DESE spokesperson Sarah Potter said the state board of education decided in June to exclude those students to save money. The receiving school district is paid a tuition fee from Normandy for each student it accepts. About 50 percent of the Normandy School District budget consists of state funds, and 10 percent is federal funding. “The guidelines had excluded students who had not previously attended Normandy in the 2012–13 school year,” Potter stated in an email reply to questions. “The Board was considering budget options and excluded those students due to budget constraints.”
Kistner believes the initial exclusion of this group was yet another example of the education establishment trying to limit its adherence to state statute 167.131. “That was nonsense,” says Kistner. “Nobody wants to live by the statute, even though the Supreme Court has not once but twice reminded everybody that it’s the law.”
Joshua Schindler, an attorney for the Children’s Education Alliance of Missouri, filed suit on behalf of plaintiffs with children who had attended non-public schools in Normandy. CEAM’s legal intervention was spurred by DESE’s initial exclusion of those students from the transfer program, but it also sought the right to transfer for all Normandy resident students.
“You could have spent 15 years as a resident of Normandy, but if you made a decision to pay for a private or parochial school, you are going to be penalized for that,” Schindler says. “So we filed suit for both groups.”
The intervention by CEAM, an organization that is underwritten by billionaire political activist Rex Sinquefield, marks the first time that Sinquefield has become directly involved in student-transfer litigation. CEAM was active in lobbying the state legislature in support of school choice, including vouchers. That DESE intended to preclude private-school students from the transfer program likely gave CEAM added incentive to enter the litigation.
The other flip by the state concerned Normandy’s accreditation status. The state took over Normandy when the school district became insolvent, due in large part to payments it made to other school districts to compensate for enrolling transfer students.
At first, DESE said the new Normandy district would have no accreditation status. But on August 1, it said an omission in the board of education’s June meeting minutes left out the fact that the new “collaborative” had been deemed accredited.
Consistent through the changing guidelines was DESE’s decision to advise accredited districts that they could refuse to take students from Normandy. Francis Howell School District, which had accepted about 475 Normandy students for the 2013–14 school year, mainly because bus transportation costs were covered, decided to not accept any Normandy students this year. About 350 students had applied to return this year.

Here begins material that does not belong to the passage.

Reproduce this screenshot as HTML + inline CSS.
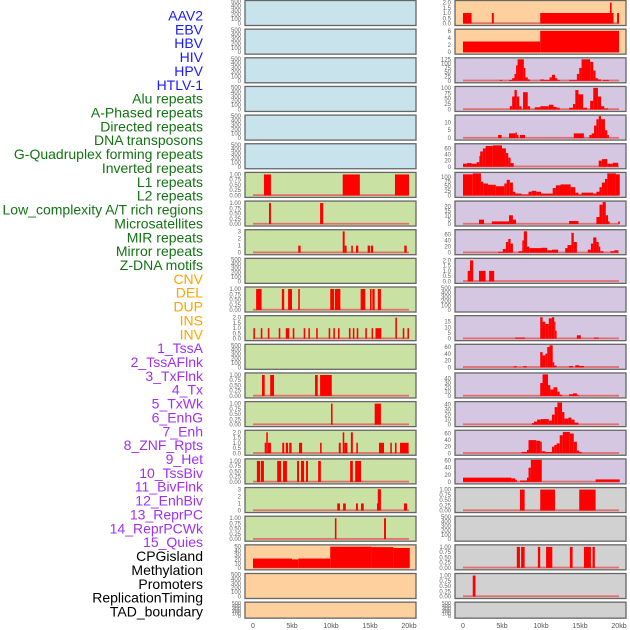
<!DOCTYPE html>
<html><head><meta charset="utf-8"><style>
body{margin:0;background:#fff;width:630px;height:630px;overflow:hidden}
svg{display:block}
text{font-family:"Liberation Sans",sans-serif}
</style></head><body>
<svg id="c" width="630" height="630" xmlns="http://www.w3.org/2000/svg"></svg>
<script>
const labelNames=["AAV2","EBV","HBV","HIV","HPV","HTLV-1","Alu repeats","A-Phased repeats","Directed repeats","DNA transposons","G-Quadruplex forming repeats","Inverted repeats","L1 repeats","L2 repeats","Low_complexity A/T rich regions","Microsatellites","MIR repeats","Mirror repeats","Z-DNA motifs","CNV","DEL","DUP","INS","INV","1_TssA","2_TssAFlnk","3_TxFlnk","4_Tx","5_TxWk","6_EnhG","7_Enh","8_ZNF_Rpts","9_Het","10_TssBiv","11_BivFlnk","12_EnhBiv","13_ReprPC","14_ReprPCWk","15_Quies","CPGisland","Methylation","Promoters","ReplicationTiming","TAD_boundary"];
const labelColors=[].concat(Array(6).fill("#1a1aff"),Array(13).fill("#137313"),Array(5).fill("#ffa500"),Array(15).fill("#a030f0"),Array(5).fill("#000"));
const panelYMax=[500,500,500,500,500,500,1.05,1.05,3.1,500,1.05,2.1,500,1.05,1.05,2.1,1.05,3.1,1.05,52,500,500,
 2.1,6.2,128,102,14,72,120,25,72,2.1,500,19.5,65,51,44,67,62,1.05,500,1.05,1.05,500];
const panelTicks=[];
const E=[0,100,200,300,400,500],P=[0,0.25,0.5,0.75,1],H=["0.00","0.25","0.50","0.75","1.00"];
const panelTickLabels=[];
function setT(i,v,l){panelTicks[i]=v;panelTickLabels[i]=l||v.map(String);}
for(let i=0;i<44;i++)setT(i,E);
[6,7,10,13,14,16,18,39,41,42].forEach(i=>setT(i,P,H));
[8,17].forEach(i=>setT(i,[0,1,2,3]));
[11,15,31,22].forEach(i=>setT(i,[0,0.5,1,1.5,2],["0.0","0.5","1.0","1.5","2.0"]));
setT(19,[0,10,20,30,40,50]);setT(23,[0,2,4,6]);setT(24,[0,25,50,75,100,125]);setT(25,[0,25,50,75,100]);
setT(26,[0,5,10]);setT(27,[0,20,40,60]);setT(28,[0,25,50,75,100]);setT(29,[0,5,10,15,20]);setT(30,[0,20,40,60]);
setT(33,[0,5,10,15]);setT(34,[0,20,40,60]);setT(35,[0,10,20,30,40]);setT(36,[0,10,20,30,40]);setT(37,[0,20,40,60]);setT(38,[0,20,40,60]);
const panelSegments=Array.from({length:44},()=>[]);
panelSegments[6]=[[1.4,2.3,1],[11.5,13.7,1],[18.2,20,1]];
panelSegments[7]=[[2.05,2.3,1],[8.6,9.0,1]];
panelSegments[8]=[[5.8,6.1,1],[11.5,11.75,3],[11.75,12.0,1],[12.6,12.8,1],[13.2,13.5,1],[14.7,15.0,1],[15.1,15.4,1],[19.4,19.7,1]];
panelSegments[10]=[[0.4,1.1,1],[3.7,4.0,1],[4.5,5.0,1],[5.8,6.0,1],[9.9,10.4,1],[10.5,11.2,1],[13.8,14.4,1],[15.0,15.2,1],[15.3,15.6,1],[16.0,16.4,1]];
panelSegments[11]=[[0.05,0.25,1],[1.0,1.2,1],[1.9,2.1,1],[3.3,3.5,1],[4.2,4.65,1],[5.1,5.3,1],[6.5,6.7,1],[7.1,7.3,1],[8.1,8.3,1],[9.7,9.9,1],[10.3,10.5,1],[10.9,11.1,1],[12.3,12.5,1],[12.8,13.0,1],[13.3,13.5,1],[14.4,14.6,1],[15.2,15.4,1],[15.7,16.45,1],[18.25,18.45,2],[19.2,19.4,1],[19.8,20,1]];
panelSegments[13]=[[1.15,1.5,1],[2.2,2.7,1],[7.95,8.3,1],[8.6,10.1,1]];
panelSegments[14]=[[10.0,10.2,1],[15.6,16.4,1]];
panelSegments[15]=[[1.5,1.7,1],[1.7,1.9,2],[1.9,2.3,1],[3.75,4.0,1],[4.2,4.5,1],[4.65,4.95,1],[5.9,6.3,1],[8.6,8.8,1],[11.0,11.25,1],[11.5,11.7,2],[11.7,12.1,1],[12.55,12.8,2],[13.25,13.45,1],[16.15,16.8,1],[17.6,17.8,1],[18.2,18.4,1],[18.85,19.95,1]];
panelSegments[16]=[[0.5,0.9,1],[1.0,1.4,1],[3.1,3.6,1],[3.85,4.35,1],[5.65,5.9,1],[6.15,6.55,1],[6.8,7.05,1],[8.35,8.7,1],[12.45,12.8,1],[13.1,13.85,1]];
panelSegments[17]=[[10.8,11.15,1],[11.55,11.9,1],[13.2,13.45,1],[13.85,14.2,1],[15.9,16.0,1],[16.0,16.4,3],[19.35,19.75,1]];
panelSegments[18]=[[10.5,10.7,1],[16.8,17.05,1]];
panelSegments[19]=[[0,5,22],[5,5.8,20],[5.8,9.9,22],[9.9,15.2,50],[15.2,18,49],[18,20.1,47]];
panelSegments[22]=[[0,1.1,1],[3.7,3.95,1],[9.9,19.3,1],[18.85,19.05,2],[19.75,20,1]];
panelSegments[23]=[[0,9.9,3],[9.9,20,6]];
panelSegments[24]=[[4.7,5.0,5],[5.9,6.3,5],[6.3,6.6,15],[6.6,6.8,40],[6.8,7.0,90],[7.0,7.8,125],[7.8,8.0,75],[8.0,8.3,20],[8.3,8.6,8],[9.9,10.4,8],[10.4,11.1,5],[11.1,11.4,20],[11.4,11.8,35],[11.8,12.1,15],[12.1,12.4,5],[13.6,14.6,5],[14.6,14.9,40],[14.9,15.2,75],[15.2,16.3,125],[16.3,16.7,110],[16.7,17.0,60],[17.0,17.3,15],[17.3,17.7,8],[17.9,18.7,5]];
panelSegments[25]=[[6.0,6.3,15],[6.3,6.6,60],[6.6,6.9,90],[6.9,7.2,60],[7.2,7.5,15],[7.7,8.3,80],[8.3,8.6,15],[9.2,9.9,10],[9.9,11.0,15],[11.0,11.6,22],[11.6,12.0,12],[12.0,12.4,8],[13.6,14.1,8],[14.1,14.4,25],[14.4,14.8,90],[14.8,15.4,70],[15.4,15.9,8],[16.3,16.7,40],[16.7,17.3,100],[17.3,17.7,60],[17.7,18.1,15],[18.1,18.6,5]];
panelSegments[26]=[[4.5,4.95,2],[5.9,6.7,3],[6.7,6.9,3.5],[6.9,7.1,2],[7.3,7.95,2],[14.2,15.5,3],[16.2,16.5,2],[16.5,16.8,3],[16.8,17.1,8],[17.1,17.4,12],[17.4,17.7,14],[17.7,18.2,12],[18.2,18.5,5],[18.5,18.7,2]];
panelSegments[27]=[[0,0.5,10],[0.5,1.1,12],[1.1,1.75,10],[1.75,2.1,15],[2.1,2.2,35],[2.2,2.55,50],[2.55,2.9,60],[2.9,3.8,68],[3.8,5.0,70],[5.0,5.5,60],[5.5,5.8,45],[5.8,6.1,30],[6.1,6.5,12],[17.4,17.8,20],[17.8,18.5,25],[18.5,19.2,10],[19.2,19.9,13]];
panelSegments[28]=[[0,1.25,115],[1.25,2.3,120],[2.3,2.6,75],[2.6,3.2,65],[3.2,4.2,58],[4.2,5.3,50],[5.3,5.6,65],[5.6,6.0,85],[6.0,6.4,70],[6.4,6.7,20],[6.7,7.5,10],[7.5,8.4,5],[8.4,8.8,20],[8.8,9.4,25],[9.4,10.0,20],[10.0,11.5,10],[11.5,11.9,40],[11.9,12.5,55],[12.5,13.8,60],[13.8,14.4,45],[14.4,14.8,15],[14.8,15.2,5],[15.2,16.7,15],[16.7,17.1,10],[17.1,17.5,20],[17.5,17.8,45],[17.8,18.2,70],[18.2,18.5,90],[18.5,19.6,120],[19.6,20.1,115]];
panelSegments[29]=[[2.05,2.7,5],[3.7,5.9,3],[5.9,6.4,10],[6.4,6.8,5],[13.6,14.8,3.5],[17.1,17.5,8],[17.5,17.9,22],[17.9,18.3,25],[18.3,18.6,10],[18.6,18.8,3],[19.9,20.1,3]];
panelSegments[30]=[[4.5,5.1,3],[5.1,5.5,12],[5.5,5.8,35],[5.8,6.1,45],[6.1,6.4,30],[7.1,7.6,5],[7.6,7.8,40],[7.8,8.2,70],[8.2,8.5,20],[8.5,10.0,15],[10.0,10.8,16],[10.8,11.4,8],[11.4,12.2,10],[13.1,13.4,15],[13.4,13.9,25],[13.9,14.2,65],[14.2,14.6,35],[16.0,16.4,10],[16.4,16.7,30],[16.7,17.1,50],[17.1,17.4,35],[17.4,17.6,20],[17.6,18.0,5],[18.9,19.4,5],[19.4,19.9,8]];
panelSegments[31]=[[0.6,0.9,1],[0.9,1.3,2],[2.05,2.9,1],[3.35,4.0,1]];
panelSegments[33]=[[6.7,7.95,1],[9.9,10.2,19],[10.2,10.55,15],[10.55,11.0,13],[11.0,11.4,18],[11.4,11.7,19],[11.7,11.85,15],[11.85,12.0,7],[14.6,15.1,3],[16.8,17.4,1]];
panelSegments[34]=[[6.5,6.9,3],[7.7,8.2,3],[9.9,10.2,45],[10.2,10.55,35],[10.55,10.8,40],[10.8,11.1,60],[11.1,11.5,65],[11.5,11.7,15],[11.7,12.0,5],[13.6,14.1,4],[14.4,14.9,6],[14.9,15.5,4]];
panelSegments[35]=[[9.9,10.2,30],[10.2,10.9,50],[10.9,11.2,25],[11.2,11.6,15],[11.6,12.1,20],[12.1,12.4,10],[12.4,12.7,3],[13.6,14.1,4],[14.1,14.6,6],[14.6,14.8,3]];
panelSegments[36]=[[8.85,9.1,3],[9.1,9.5,6],[9.5,9.95,10],[9.95,11.0,11],[11.0,11.4,8],[11.4,11.75,20],[11.75,12.1,35],[12.1,12.7,44],[12.7,13.0,25],[13.0,13.5,12],[13.5,13.9,14],[13.9,14.3,10],[14.3,14.8,4]];
panelSegments[37]=[[7.5,8.2,4],[8.2,8.4,10],[8.4,9.4,40],[9.4,9.9,38],[9.9,10.1,35],[10.1,10.55,6],[10.55,11.4,4],[11.4,11.7,20],[11.7,12.0,25],[12.0,12.4,30],[12.4,12.8,55],[12.8,13.7,65],[13.7,14.2,60],[14.2,14.6,35],[14.6,14.9,8],[14.9,15.2,4]];
panelSegments[38]=[[0,6.2,12],[6.2,6.7,10],[6.7,6.9,6],[7.3,8.2,4],[8.2,8.4,12],[8.4,8.7,40],[8.7,10.1,62],[17.0,20.1,7]];
panelSegments[39]=[[7.3,7.9,1],[9.9,11.8,1],[14.9,17.0,1]];
panelSegments[41]=[[6.9,7.3,1],[7.45,7.9,1],[9.6,9.9,1],[10.65,11.45,1],[13.7,14.05,1],[15.5,16.4,1],[16.6,16.9,1]];
panelSegments[42]=[[1.25,1.6,1]];
const xTickLabels=["0","5kb","10kb","15kb","20kb"];
const xTickValues=[0,5,10,15,20];

const NS="http://www.w3.org/2000/svg",svg=document.getElementById("c");
function mk(t,a,p){const e=document.createElementNS(NS,t);for(const k in a)e.setAttribute(k,a[k]);(p||svg).appendChild(e);return e;}
function fillFor(i){if(i<6)return"#c8e3eb";if(i<19)return"#c9e2a3";if(i<24)return"#fed09e";if(i<39)return"#d5c7e2";return"#d1d1d1";}
// labels
labelNames.forEach((n,i)=>{
 const t=mk("text",{x:203,y:20.5+i*13.86,"text-anchor":"end","font-size":"14",fill:labelColors[i]});
 t.textContent=n;
 
 
});
for(let i=0;i<44;i++){
 const col=i<22?0:1,row=i%22;
 const x0=col?455:245,w=171,top=row*28.65+0.5,h=row==21?16:25;
 const g=mk("g",{});
 
 
 const fr=mk("rect",{x:x0,y:top,width:w,height:h,fill:fillFor(i),stroke:"#666","stroke-width":1.3},g);
 
 
 const xs=v=>x0+8+v*7.8;
 const ymax=panelYMax[i];
 const ys=v=>top+h-2-(v/ymax)*(h-3);
 const segs=panelSegments[i];
 if(segs.length){
  const bl=mk("rect",{x:xs(0),y:ys(0)-1.2,width:xs(20)-xs(0),height:1.8,fill:"#e07070"},g);
  
  
 }
 segs.forEach(s=>{
  const r=mk("rect",{x:xs(s[0]),y:ys(Math.min(s[2],ymax)),width:Math.max(1.2,xs(s[1])-xs(s[0])),height:ys(0)-ys(Math.min(s[2],ymax)),fill:"#ff0000"},g);
  
  
 });
 panelTicks[i].forEach((v,k)=>{
  const t=mk("text",{x:x0-4,y:ys(v)+2,"text-anchor":"end","font-size":row==21?"5.5":"6",fill:"#666"},g);
  t.textContent=panelTickLabels[i][k];
  
  
 });
}
[245,455].forEach(x0=>{
 xTickValues.forEach((v,k)=>{
  const t=mk("text",{x:x0+8+v*7.8,y:628,"text-anchor":"middle","font-size":"7",fill:"#555"});
  t.textContent=xTickLabels[k];
  
  
 });
});
</script>
</body></html>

School boards in some districts decided to continue accepting transfers from Normandy, while other districts opted out. University City, for example, first decided not to take Normandy students and then reversed its decision. Ritenour, Pattonville, and Francis Howell have declined to take Normandy students.
Both Schindler and Kistner are skeptical of DESE’s claim about the need to amend the state board of education’s June meeting minutes. The state board met on June 16, Schindler points out, and it was reported that Normandy would have no accreditation status for three years due to the state takeover. Then, on July 14, CEAM and Schindler filed their petition to the court, attempting to get the transfers from Normandy to continue. On August 1, the state said the June meeting’s minutes needed to be revised to note that Normandy is accredited.
“If you are going to take a district with the lowest scores in the state, and you’re going to accredit it, then you should be willing to go door to door and explain why you are doing it,” Schindler says. “This is cowardice. You’re changing minutes. Then, when you change them, you make up some absolutely lame explanation that you submitted the wrong minutes.” For DESE to claim a “scrivener’s error” as the reason for this confusion is “crazy” and “revisionist history,” Kistner adds.
For Kistner, the state taking over Normandy, making reforms, and changing the name to the Normandy Schools Collaborative does not change the fact that the district is not accredited and that its residents have the right to send their children to an accredited district. “The state is either lying, or it’s so confused it should be put in a sanatorium,” he says.
Kistner is taking new legal action on behalf of plaintiffs whose Normandy children had attended schools in Clayton and Brentwood. Those districts have decided to take students from Normandy, but Kistner wants some assurance of continuity. In a July 30 letter to the Brentwood and Clayton districts, he wrote that the involved school districts “are governed and bound in this matter not by DESE’s frequently changing policies (which have no legal basis) but by the straightforward statutory obligations of 167.131.” A hearing on Kistner’s motion to intervene on behalf of his four new plaintiffs from Normandy is scheduled for August 19.
“Look at the history since 2007,” Kistner says. “There is no certainty. It is ephemeral and unreliable. The districts and DESE don’t get it. They turn on a dime, depending on which way the wind is blowing. These parents should be entitled to some confidence that this statute is going to be respected... The guidelines are not what has to be followed. It’s the statute.”
Over the seven-year length of the suit, Kistner says he met twice with advocates affiliated with Sinquefield, and on both occasions they decided not to become involved in the litigation or to offer financial support. CEAM didn't get involved earlier, Schindler says, “because, frankly, it was being handled" by Kistner. Schindler did draft a petition and a restraining order in 2013, when it appeared that districts were resisting the first implementation of the transfer program, he says, but ultimately did not file them because “there were tremendous efforts by many people” to make the program work. But because DESE told districts they could opt out of taking Normandy students and because of the earlier exclusion of students who had attended private schools, Schindler and CEAM decided to enter the courtroom this summer.
During the lawsuit’s seven-year duration, it seems that Kistner won the war at the Supreme Court level twice, yet continues to lose the battle on the ground, at the implementation level of the districts. Kistner did receive legal support from the state attorney general’s staff when the case went to the Supreme Court the second time, because the Supreme Court’s first ruling was being appealed and the attorney general’s staff was acting on behalf of the state. Other than that, Kistner has been on his own. During the first run-up to the Supreme Court, the Clayton and St. Louis city school districts spent more than $1 million in legal fees.
“If you think, 'Who is going to outlast who?', one side has all the money,” Kistner said. “Unless you get someone like Sinquefeld popping up.”